La dématérialisation des démarches administratives est un processus aujourd’hui inéluctable.
Fin 2022, selon le président Macron, l’intégralité des procédures administratives sera dématérialisée. L’objectif affiché est celui de la « simplification » administrative. J’incite chacun d’entre vous à faire une demande de carte de séjour ou de naturalisation sur les sites préfectoraux pour se convaincre que le mot « simplification » est … disons… un peu excessif. Mais là n’est pas le propos ni même l’objet de ce site.
La question ici est l’impact de ce processus sur le respect de la vie privée et accessoirement du secret professionnel.
Les usagers les plus éloignés de la démarche en ligne n’ont pas d’autres choix que de se faire aider à accéder à leurs données numériques. Parfois par des travailleurs sociaux, parfois par des écrivains publics, ici par des médiateurs numériques, là dans des cyber espaces.
On pourrait balayer cela d’un trait en disant qu’après tout se faire aider à remplir un dossier papier ou sur un espace numérique revient au même. Pas tant que cela. D’abord parce que les informations auxquelles accédera le professionnel sont bien plus nombreuses que celles du dossier papier.
Mais surtout parce que l’usager doit communiquer ses identifiants d’accès sans que ne puisse être garanti leur non enregistrement, leur non conservation, leur non utilisation.
Prenons pour exemple la Charte du réseau national de la médiation numérique qui entend régir les nombreux points d’accès pour les usagers. Dans un document de 25 pages (http://www.mediation-numerique.fr/files/pdf/CHARTE_RNMN.pdf) fixant le cadre d’action des médiateurs numériques la confidentialité est évoquée au détour d’un des 40 critères dans un rare fourre-tout : il s’agit de « sensibiliser aux enjeux et risques juridiques liés aux usages du numérique : respect des droits d’auteur, de la vie privée, protection des mineurs, des règles protectrices des libertés publiques, issues du droit de la responsabilité éditoriale ». Permettons-nous de faire remarquer l’absence de lien entre les questions de droit d’auteur et celles du respect de la vie privée. Ailleurs il faut « proposer des ateliers de formation aux usages des services publics en ligne qui permettent d’acquérir l’autonomie suffisante pour utiliser tout service public en ligne » ou encore « accompagner et guider l’usager dans ses démarches en lien avec l’administration pour lui permettre d’obtenir des informations et d’effectuer des démarches administratives relevant de plusieurs administrations ou organismes publics » sans que les questions de confidentialité ne soient jamais évoquées.

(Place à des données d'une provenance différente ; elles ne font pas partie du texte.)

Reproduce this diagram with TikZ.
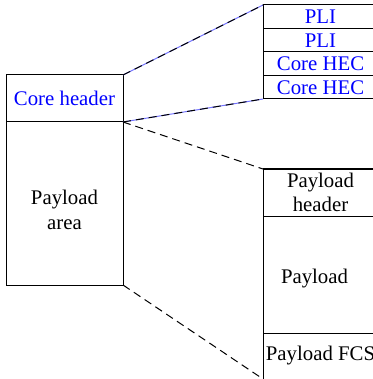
\documentclass[tikz,border=0pt]{standalone}
\usepackage{fontspec}
\setmainfont{Liberation Serif}
\usetikzlibrary{positioning}

\begin{document}
\begin{tikzpicture}[x=0.5pt, y=-0.5pt,
				field/.style={rectangle, draw, align=center, inner sep=0pt, outer sep=0pt,
						line width=0.5pt, font=\fontsize{10.4}{12}\selectfont},
				corefield/.style={field, text=blue, minimum width=57.5pt, minimum height=11.75pt},
				payfield/.style={field, minimum width=57.5pt},
				inlabel/.style={align=center, inner sep=0pt, font=\fontsize{10.4}{12.5}\selectfont},
				zoomline/.style={draw, line width=0.5pt, dash pattern=on 4pt off 2.5pt}
			]
			\useasboundingbox (0,0) rectangle (373,379);
			\clip (0,0) rectangle (373,379);

			% frame on the left
			\node [field, text=blue, anchor=north west, minimum width=58.5pt, minimum height=23.5pt] (corehdr) at (6,75) {Core header};
			\node [field, below=0pt of corehdr, minimum width=58.5pt, minimum height=81.5pt,
				label={[inlabel, yshift=-3pt]center:Payload\\ area}] (payarea) {};

			% core header fields
			\node [corefield, anchor=north west] (pli1) at (263,5) {PLI};
			\node [corefield, below=0pt of pli1] (pli2) {PLI};
			\node [corefield, below=0pt of pli2] (hec1) {Core HEC};
			\node [corefield, below=0pt of hec1] (hec2) {Core HEC};

			% payload area fields
			\node [payfield, anchor=north west, minimum height=23.5pt] (payhdr) at (263,169) {Payload\\ header};
			\node [payfield, below=0pt of payhdr, minimum height=58.5pt,
				label={[inlabel, xshift=-3pt, yshift=-2pt]center:Payload}] (payload) {};
			\node [payfield, below=0pt of payload, minimum height=23pt] (payfcs) {Payload FCS};

			\path [draw=blue!55, line width=0.5pt] (corehdr.north east) -- (pli1.north west);
			\path [draw=blue!55, line width=0.5pt] (corehdr.south east) -- (hec2.south west);
			\path [zoomline] (corehdr.north east) -- (pli1.north west);
			\path [zoomline] (corehdr.south east) -- (hec2.south west);
			\path [zoomline] (payarea.north east) -- (payhdr.north west);
			\path [zoomline] (payarea.south east) -- (payfcs.south west);
		\end{tikzpicture}
\end{document}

La loi du 7 octobre 2016 pour une République numérique a pourtant modifié l'article 1er de la loi du 6 janvier 1978 relative à l'informatique, aux fichiers et aux libertés en précisant désormais que : « Toute personne dispose du droit de décider et de contrôler les usages qui sont faits des données à caractère personnel la concernant, dans les conditions fixées par la présente loi. »
Pour autant rares sont les dispositions qui rendent ce principe effectif : les principales dispositions de cette loi portent sur les fournisseurs d’accès et les responsables de traitement, aucune sur les conditions et lieux d’accès au numérique. Les conseils de base donnés par la CNIL sont en décalage avec la réalité de nombre d’usagers précaires : changer régulièrement son mot de passe, utiliser des mots de passe complexes etc…(voir par exemple Délibération n° 2017-012 du 19 janvier 2017 portant adoption d'une recommandation relative aux mots de passe). Afin d’éviter les usurpations d’identité numérique «il est aussi conseillé d'effacer ses cookies et son historique de connexion régulièrement ». On peine à imaginer qu’un usager qui demande à être aidé pour remplir sa déclaration de revenus pour la CAF puisse exiger l’effacement de l’historique après son passage dans un espace numérique.

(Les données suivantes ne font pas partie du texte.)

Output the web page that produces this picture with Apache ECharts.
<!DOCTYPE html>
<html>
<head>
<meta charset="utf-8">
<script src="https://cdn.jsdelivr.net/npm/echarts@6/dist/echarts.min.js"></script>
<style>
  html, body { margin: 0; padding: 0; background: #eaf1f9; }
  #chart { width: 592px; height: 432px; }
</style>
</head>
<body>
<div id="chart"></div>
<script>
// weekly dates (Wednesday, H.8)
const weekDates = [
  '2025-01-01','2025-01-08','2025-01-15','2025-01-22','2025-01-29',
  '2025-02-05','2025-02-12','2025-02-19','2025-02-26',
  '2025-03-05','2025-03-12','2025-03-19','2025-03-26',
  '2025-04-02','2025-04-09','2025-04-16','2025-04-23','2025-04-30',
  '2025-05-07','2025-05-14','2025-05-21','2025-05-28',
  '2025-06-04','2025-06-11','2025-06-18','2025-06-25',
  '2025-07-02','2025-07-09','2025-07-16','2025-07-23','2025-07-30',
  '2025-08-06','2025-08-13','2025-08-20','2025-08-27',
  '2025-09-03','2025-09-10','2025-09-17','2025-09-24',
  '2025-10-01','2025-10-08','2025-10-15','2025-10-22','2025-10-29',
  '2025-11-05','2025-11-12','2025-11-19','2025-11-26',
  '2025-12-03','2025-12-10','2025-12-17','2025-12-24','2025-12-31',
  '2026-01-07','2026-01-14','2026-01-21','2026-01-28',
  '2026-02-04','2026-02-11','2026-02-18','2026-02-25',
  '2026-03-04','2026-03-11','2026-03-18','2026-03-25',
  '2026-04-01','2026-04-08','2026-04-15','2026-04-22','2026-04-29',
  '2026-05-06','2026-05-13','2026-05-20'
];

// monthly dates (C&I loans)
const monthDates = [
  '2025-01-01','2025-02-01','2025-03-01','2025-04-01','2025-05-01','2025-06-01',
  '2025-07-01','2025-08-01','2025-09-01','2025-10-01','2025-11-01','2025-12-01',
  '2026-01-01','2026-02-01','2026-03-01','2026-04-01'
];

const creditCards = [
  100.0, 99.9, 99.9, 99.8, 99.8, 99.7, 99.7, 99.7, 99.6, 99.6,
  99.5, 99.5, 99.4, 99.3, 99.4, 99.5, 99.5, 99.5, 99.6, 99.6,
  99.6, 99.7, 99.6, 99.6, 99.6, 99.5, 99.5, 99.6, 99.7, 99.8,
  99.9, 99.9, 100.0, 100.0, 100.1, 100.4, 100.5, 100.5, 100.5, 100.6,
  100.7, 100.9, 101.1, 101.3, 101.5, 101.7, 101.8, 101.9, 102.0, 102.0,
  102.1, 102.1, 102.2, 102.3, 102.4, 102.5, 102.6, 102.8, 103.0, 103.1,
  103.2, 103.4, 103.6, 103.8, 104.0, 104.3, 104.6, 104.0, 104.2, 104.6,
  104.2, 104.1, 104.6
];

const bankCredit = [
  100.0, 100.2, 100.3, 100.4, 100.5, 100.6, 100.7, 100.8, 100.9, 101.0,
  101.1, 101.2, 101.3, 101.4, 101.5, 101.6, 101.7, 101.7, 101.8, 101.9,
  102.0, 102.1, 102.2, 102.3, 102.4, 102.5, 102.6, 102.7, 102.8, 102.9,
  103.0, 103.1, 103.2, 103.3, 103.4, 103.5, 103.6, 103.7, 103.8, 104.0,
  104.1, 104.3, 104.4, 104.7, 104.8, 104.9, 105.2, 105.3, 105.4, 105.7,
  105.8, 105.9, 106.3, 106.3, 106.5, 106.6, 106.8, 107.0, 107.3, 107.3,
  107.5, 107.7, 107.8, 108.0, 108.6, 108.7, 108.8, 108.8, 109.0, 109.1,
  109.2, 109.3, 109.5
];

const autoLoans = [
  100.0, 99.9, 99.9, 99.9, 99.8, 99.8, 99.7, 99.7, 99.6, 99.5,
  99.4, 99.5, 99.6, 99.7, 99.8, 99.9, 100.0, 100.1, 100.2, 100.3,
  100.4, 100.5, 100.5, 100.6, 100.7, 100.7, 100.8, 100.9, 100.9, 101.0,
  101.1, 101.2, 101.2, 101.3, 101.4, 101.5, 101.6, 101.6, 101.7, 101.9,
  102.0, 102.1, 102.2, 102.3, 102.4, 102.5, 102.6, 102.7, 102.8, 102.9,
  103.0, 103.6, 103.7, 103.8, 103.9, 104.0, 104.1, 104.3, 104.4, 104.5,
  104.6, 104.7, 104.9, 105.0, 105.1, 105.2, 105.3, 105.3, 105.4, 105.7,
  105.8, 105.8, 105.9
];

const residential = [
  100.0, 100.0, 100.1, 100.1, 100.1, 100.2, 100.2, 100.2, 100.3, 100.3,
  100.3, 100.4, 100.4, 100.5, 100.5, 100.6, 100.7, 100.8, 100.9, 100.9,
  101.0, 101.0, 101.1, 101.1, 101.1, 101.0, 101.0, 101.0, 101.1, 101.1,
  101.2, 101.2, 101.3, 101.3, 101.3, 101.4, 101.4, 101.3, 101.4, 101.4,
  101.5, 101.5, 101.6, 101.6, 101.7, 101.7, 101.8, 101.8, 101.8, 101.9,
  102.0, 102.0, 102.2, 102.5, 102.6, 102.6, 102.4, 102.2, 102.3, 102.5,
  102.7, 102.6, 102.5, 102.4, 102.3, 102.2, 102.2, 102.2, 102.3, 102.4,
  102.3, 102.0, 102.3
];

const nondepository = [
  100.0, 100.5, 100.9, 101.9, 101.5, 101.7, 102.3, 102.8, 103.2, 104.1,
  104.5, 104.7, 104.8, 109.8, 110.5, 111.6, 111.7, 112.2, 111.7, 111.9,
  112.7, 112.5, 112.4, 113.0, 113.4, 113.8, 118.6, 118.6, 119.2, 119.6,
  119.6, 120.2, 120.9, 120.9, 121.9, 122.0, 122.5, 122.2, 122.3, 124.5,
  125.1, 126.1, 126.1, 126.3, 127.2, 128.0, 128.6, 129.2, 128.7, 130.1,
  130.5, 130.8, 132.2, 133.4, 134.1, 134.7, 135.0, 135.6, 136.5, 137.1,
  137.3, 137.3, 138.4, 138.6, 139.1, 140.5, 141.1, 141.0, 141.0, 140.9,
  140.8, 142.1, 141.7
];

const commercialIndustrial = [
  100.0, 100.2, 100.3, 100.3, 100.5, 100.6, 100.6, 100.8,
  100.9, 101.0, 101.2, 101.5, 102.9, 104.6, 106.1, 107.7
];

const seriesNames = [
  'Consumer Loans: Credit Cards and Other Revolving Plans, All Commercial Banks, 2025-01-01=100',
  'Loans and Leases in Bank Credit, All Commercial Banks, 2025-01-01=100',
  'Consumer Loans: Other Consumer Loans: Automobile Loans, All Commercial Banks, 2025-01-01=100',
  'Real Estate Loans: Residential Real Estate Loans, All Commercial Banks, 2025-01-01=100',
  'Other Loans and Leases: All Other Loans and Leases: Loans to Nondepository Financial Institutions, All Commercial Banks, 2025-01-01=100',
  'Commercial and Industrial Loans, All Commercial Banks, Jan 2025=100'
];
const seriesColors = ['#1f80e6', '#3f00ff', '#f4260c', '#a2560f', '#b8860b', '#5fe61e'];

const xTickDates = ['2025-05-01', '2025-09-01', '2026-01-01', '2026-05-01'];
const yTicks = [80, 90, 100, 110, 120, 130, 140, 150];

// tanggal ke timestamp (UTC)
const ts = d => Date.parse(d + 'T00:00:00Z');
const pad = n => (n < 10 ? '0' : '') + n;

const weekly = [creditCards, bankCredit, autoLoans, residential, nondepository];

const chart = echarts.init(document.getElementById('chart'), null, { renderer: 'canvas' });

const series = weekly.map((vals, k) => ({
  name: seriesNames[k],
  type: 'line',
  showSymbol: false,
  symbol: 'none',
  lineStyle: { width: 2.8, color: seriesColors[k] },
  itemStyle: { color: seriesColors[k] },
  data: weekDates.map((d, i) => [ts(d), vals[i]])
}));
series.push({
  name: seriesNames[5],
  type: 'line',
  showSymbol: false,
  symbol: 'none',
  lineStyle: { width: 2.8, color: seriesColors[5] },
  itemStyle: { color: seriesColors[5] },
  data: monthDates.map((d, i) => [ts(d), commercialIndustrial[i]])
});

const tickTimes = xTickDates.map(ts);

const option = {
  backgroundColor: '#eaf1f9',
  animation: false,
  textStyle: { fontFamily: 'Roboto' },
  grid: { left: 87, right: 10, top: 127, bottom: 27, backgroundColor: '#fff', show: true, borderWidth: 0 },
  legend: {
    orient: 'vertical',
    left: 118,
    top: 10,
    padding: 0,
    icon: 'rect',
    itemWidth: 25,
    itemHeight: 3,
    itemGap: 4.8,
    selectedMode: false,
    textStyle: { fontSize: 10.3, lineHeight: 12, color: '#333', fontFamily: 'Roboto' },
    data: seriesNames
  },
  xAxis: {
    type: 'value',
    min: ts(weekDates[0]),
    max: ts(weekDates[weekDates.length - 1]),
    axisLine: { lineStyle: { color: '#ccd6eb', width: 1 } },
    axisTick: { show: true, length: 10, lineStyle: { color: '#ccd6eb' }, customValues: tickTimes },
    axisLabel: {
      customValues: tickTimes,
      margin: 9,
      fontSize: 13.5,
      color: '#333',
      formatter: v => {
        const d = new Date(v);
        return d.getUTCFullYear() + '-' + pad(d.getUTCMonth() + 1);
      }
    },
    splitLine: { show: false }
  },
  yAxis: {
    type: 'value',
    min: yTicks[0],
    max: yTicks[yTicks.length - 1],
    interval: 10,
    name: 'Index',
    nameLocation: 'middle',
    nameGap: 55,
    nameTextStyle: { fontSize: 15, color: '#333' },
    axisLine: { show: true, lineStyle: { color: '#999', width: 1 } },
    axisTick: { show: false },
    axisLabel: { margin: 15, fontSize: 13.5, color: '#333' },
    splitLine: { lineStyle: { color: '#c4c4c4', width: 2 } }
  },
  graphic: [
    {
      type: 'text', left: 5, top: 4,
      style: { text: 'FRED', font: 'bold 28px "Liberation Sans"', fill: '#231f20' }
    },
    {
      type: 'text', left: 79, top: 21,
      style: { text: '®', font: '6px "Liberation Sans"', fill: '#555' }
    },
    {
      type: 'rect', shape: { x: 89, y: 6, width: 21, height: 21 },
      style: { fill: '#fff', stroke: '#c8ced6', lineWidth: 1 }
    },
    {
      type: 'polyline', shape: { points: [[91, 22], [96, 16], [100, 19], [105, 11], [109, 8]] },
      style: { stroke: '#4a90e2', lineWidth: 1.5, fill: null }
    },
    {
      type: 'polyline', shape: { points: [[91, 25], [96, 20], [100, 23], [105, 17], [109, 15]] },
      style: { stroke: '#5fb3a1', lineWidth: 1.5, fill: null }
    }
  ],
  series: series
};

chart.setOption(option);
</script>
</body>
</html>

Le conseil départemental de Seine Saint Denis a décidé de prendre à bras le corps cette question de la dématérialisation et le respect de la vie privée et nous nous associons à ses travaux. Puisque la CNIL a désormais pour mission, par la loi de 2016 précitée, de conduire toute réflexion « sur les problèmes éthiques et les questions de société soulevées par l'évolution des technologies », elle sera prochainement interpellée sur ces questions.
Evidemment la réponse n’est pas simple, ni juridiquement ni pratiquement. Pour autant la question de l’accompagnement numérique est aussi une question de sécurisation des données personnelles pour l’instant peu pensée. Regardons pour s’en convaincre l’absence de formations des professionnels d’action sociale aux enjeux du numérique. Les formations initiales sont inexistantes et les formations continues portent sur telle ou telle application mais jamais sur ce que la dématérialisation induit fondamentalement dans la prise en charge.
Le chantier est vaste. Exigeons toutefois sans plus tarder que toute loi portant dématérialisation donne lieu à une étude d’impact sur ses conséquences sur les vies privées des usagers en général, des plus vulnérables en particulier.